Here’s a code snippet that may help clear things up a bit, too. I’m just adding print statements:

const std = @import("std");

const print = std.debug.print;

/// Returns the active tag of a tagged union
pub fn activeTag(u: anytype) Tag(@TypeOf(u)) {
    const T = @TypeOf(u);

    print("\nType of activeTag argument: {s}\n", .{ @typeName(T) });

    const U = Tag(T);

    print("\nType of Tag(T): {s}\n", .{ @typeName(U) });
    
    return @as(U, u);
}

pub fn Tag(comptime T: type) type {
    return switch (@typeInfo(T)) {
        .Enum => |info| info.tag_type,
        .Union => |info| info.tag_type orelse @compileError(@typeName(T) ++ " has no tag type"),
        else => @compileError("expected enum or union type, found '" ++ @typeName(T) ++ "'"),
    };
}

const TestEnum = enum {
    A,
    B,
    C
};

const TestUnion = union(TestEnum) {
    A: void, 
    B: void, 
    C: void
};

pub fn main() !void {

    const x = TestUnion{ .A = {} };

    const result: TestEnum = activeTag(x);
    
    print("\nType of Result: {s}\n", .{ @typeName(@TypeOf(result)) });

    print("\nResult Value: {}\n", .{ result });
}

Here’s another approach. Doesn’t give you the syntax that you want but it does yield the right relations.

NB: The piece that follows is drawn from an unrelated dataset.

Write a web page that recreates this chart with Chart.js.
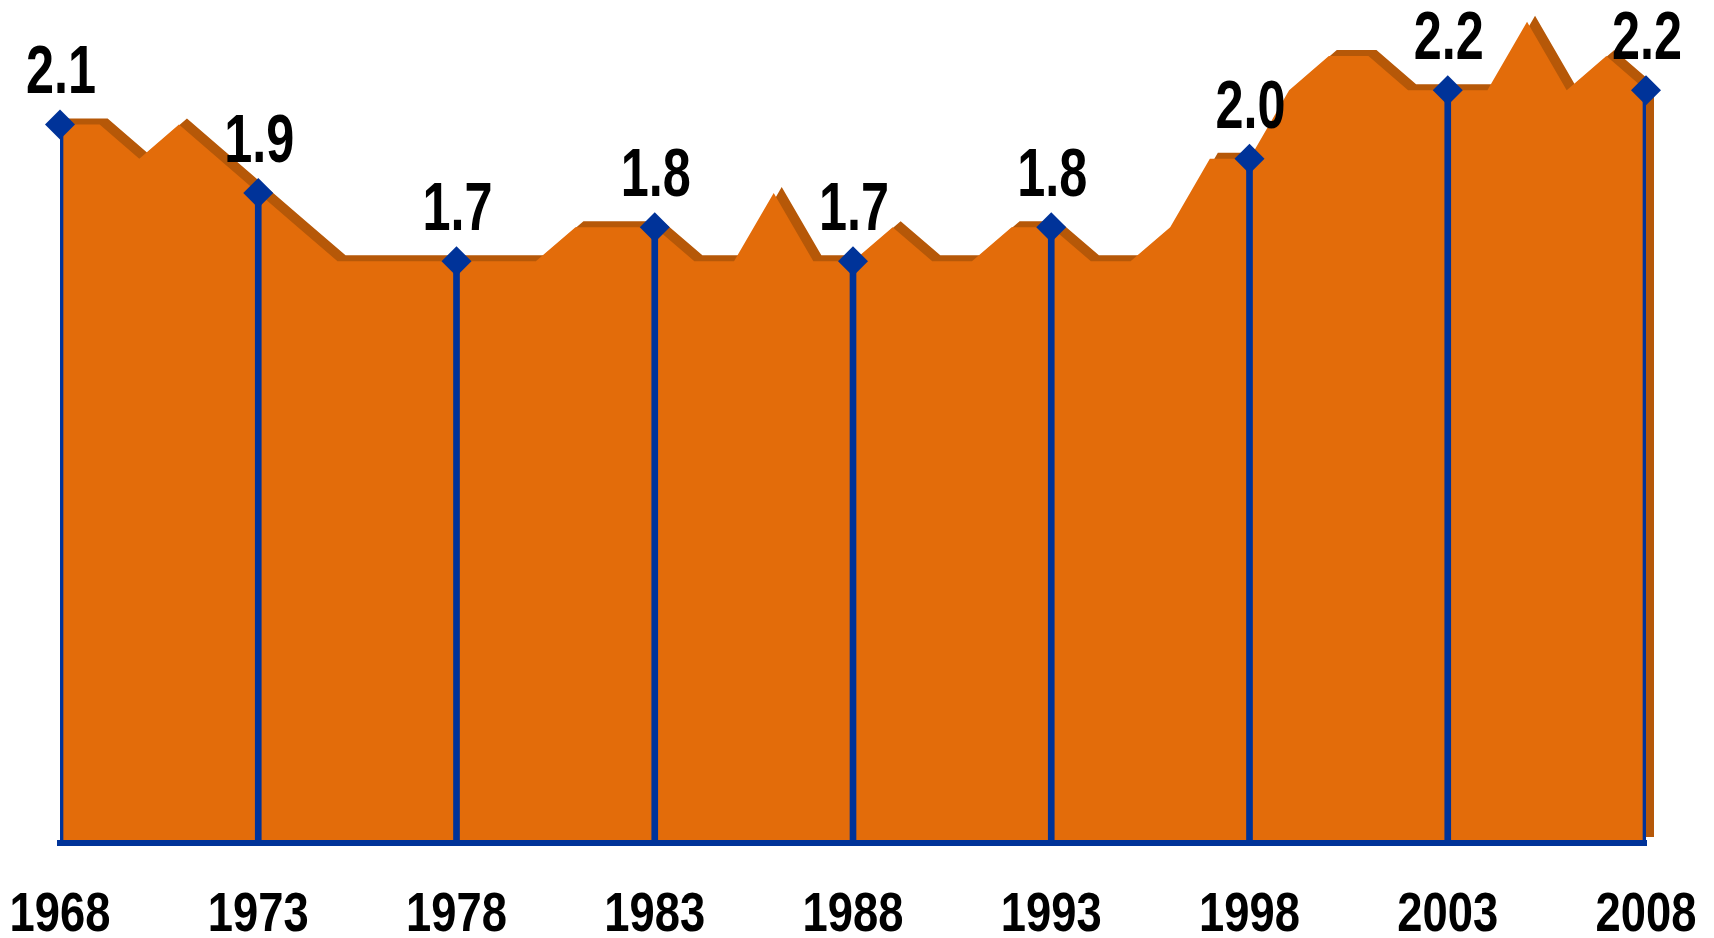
<!DOCTYPE html>
<html>
<head>
<meta charset="utf-8">
<script src="https://cdn.jsdelivr.net/npm/chart.js@4.4.1/dist/chart.umd.min.js"></script>
<style>
  html, body { margin: 0; padding: 0; background: #fff; }
</style>
</head>
<body>
<canvas id="chart" width="1714" height="938"></canvas>
<script>
// yearly series, 1968 - 2008
const years = ['1968','1969','1970','1971','1972','1973','1974','1975','1976','1977',
               '1978','1979','1980','1981','1982','1983','1984','1985','1986','1987',
               '1988','1989','1990','1991','1992','1993','1994','1995','1996','1997',
               '1998','1999','2000','2001','2002','2003','2004','2005','2006','2007','2008'];
const values = [2.1, 2.1, 2.0, 2.1, 2.0, 1.9, 1.8, 1.7, 1.7, 1.7,
                1.7, 1.7, 1.7, 1.8, 1.8, 1.8, 1.7, 1.7, 1.9, 1.7,
                1.7, 1.8, 1.7, 1.7, 1.8, 1.8, 1.7, 1.7, 1.8, 2.0,
                2.0, 2.2, 2.3, 2.3, 2.2, 2.2, 2.2, 2.4, 2.2, 2.3, 2.2];
// years that get a marker, a drop line and an axis label
const markerYears = ['1968','1973','1978','1983','1988','1993','1998','2003','2008'];

const ORANGE = '#E36C0A';
const SHADOW = '#B65808';
const BLUE = '#003399';
const FONT = "'Liberation Sans', Arial, sans-serif";

const markerData = years.map((y, i) => markerYears.includes(y) ? values[i] : null);

// narrow bold text (no condensed face installed, so squeeze it)
function narrowText(c, text, x, y, size, squeeze) {
    c.save();
    c.translate(x, y);
    c.scale(squeeze, 1);
    c.font = 'bold ' + size + 'px ' + FONT;
    c.fillStyle = '#000';
    c.textAlign = 'center';
    c.textBaseline = 'alphabetic';
    c.fillText(text, 0, 0);
    c.restore();
}

// darker copy of the area, shifted up/right, drawn behind it
const areaShadow = {
    id: 'areaShadow',
    beforeDatasetsDraw(chart) {
        const pts = chart.getDatasetMeta(0).data;
        const base = chart.scales.y.getPixelForValue(0);
        const c = chart.ctx;
        c.save();
        c.translate(8, -6);
        c.beginPath();
        c.moveTo(pts[0].x, base);
        pts.forEach(p => c.lineTo(p.x, p.y));
        c.lineTo(pts[pts.length - 1].x, base);
        c.closePath();
        c.fillStyle = SHADOW;
        c.fill();
        c.restore();
    }
};

// value text above each marker + year labels under the axis
const textLabels = {
    id: 'textLabels',
    afterDraw(chart) {
        const c = chart.ctx;
        const pts = chart.getDatasetMeta(2).data;
        const xs = chart.scales.x;
        pts.forEach((p, i) => {
            const v = markerData[i];
            if (v === null) return;
            narrowText(c, v.toFixed(1), p.x + 1, p.y - 31, 69, 0.73);
        });
        markerYears.forEach(y => {
            const px = xs.getPixelForValue(years.indexOf(y));
            narrowText(c, y, px, 931, 56, 0.81);
        });
    }
};

const ctx = document.getElementById('chart').getContext('2d');

new Chart(ctx, {
    type: 'line',
    data: {
        labels: years,
        datasets: [
            {
                data: values,
                fill: 'origin',
                backgroundColor: ORANGE,
                borderColor: 'rgba(0,0,0,0)',
                borderWidth: 0,
                pointRadius: 0,
                tension: 0,
                order: 3
            },
            {
                type: 'bar',
                data: markerData,
                backgroundColor: BLUE,
                barThickness: 6,
                order: 2
            },
            {
                data: markerData,
                showLine: false,
                pointStyle: 'rectRot',
                pointRadius: 15,
                pointBackgroundColor: BLUE,
                pointBorderWidth: 0,
                clip: false,
                order: 1
            }
        ]
    },
    options: {
        responsive: false,
        animation: false,
        devicePixelRatio: 1,
        layout: {
            padding: { left: 60, right: 68, top: 0, bottom: 95 }
        },
        plugins: {
            legend: { display: false },
            tooltip: { enabled: false }
        },
        scales: {
            x: {
                offset: false,
                grid: { display: false, drawTicks: false },
                border: { color: BLUE, width: 6, z: 1 },
                ticks: { display: false }
            },
            y: {
                display: false,
                min: 0,
                max: 2.42
            }
        }
    },
    plugins: [areaShadow, textLabels]
});
</script>
</body>
</html>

const std = @import("std");

const Pet = enum {
    Cat,
    @"Cat > Breed1",
    @"Cat > Breed2",
    @"Cat > Breed2 > Sub1",
    @"Cat > Breed2 > Sub2",
    Dog,
    @"Dog > Breed1",
    @"Dog > Breed2",

    pub const parents = createParents();

    fn getDepth(comptime e: @This()) comptime_int {
        const name = @tagName(e);
        comptime var depth = 0;
        inline for (name) |c| {
            if (c == '>') {
                depth += 1;
            }
        }
        return depth;
    }

    fn createParents() []?@This() {
        const fields = @typeInfo(@This()).Enum.fields;
        var enums: [fields.len]?@This() = undefined;
        inline for (fields) |field| {
            const e = @field(@This(), field.name);
            enums[field.value] = findParent(e);
        }
        return &enums;
    }

    fn findParent(comptime e: @This()) ?@This() {
        var candidate: ?@This() = null;
        const fields = @typeInfo(@This()).Enum.fields;
        const depth = getDepth(e);
        inline for (fields) |field| {
            const other = @field(@This(), field.name);
            if (other == e) {
                return candidate;
            }
            const other_depth = getDepth(other);
            if (other_depth == depth - 1) {
                candidate = other;
            }
        }
        return null;
    }

    pub fn is(self: @This(), other: @This()) bool {
        if (self == other) {
            return true;
        }
        const index = @intFromEnum(self);
        if (parents[index]) |parent| {
            if (parent == other) {
                return true;
            }
            return parent.is(other);
        }
        return false;
    }
};

test "Pet" {
    std.debug.assert(Pet.Cat.is(Pet.Cat) == true);
    std.debug.assert(Pet.@"Cat > Breed1".is(Pet.Cat) == true);
    std.debug.assert(Pet.@"Cat > Breed2 > Sub1".is(Pet.@"Cat > Breed2") == true);
    std.debug.assert(Pet.@"Cat > Breed2 > Sub1".is(Pet.@"Cat > Breed1") == false);
    std.debug.assert(Pet.@"Cat > Breed2 > Sub1".is(Pet.Dog) == false);
}

Relying on the items being in the right order.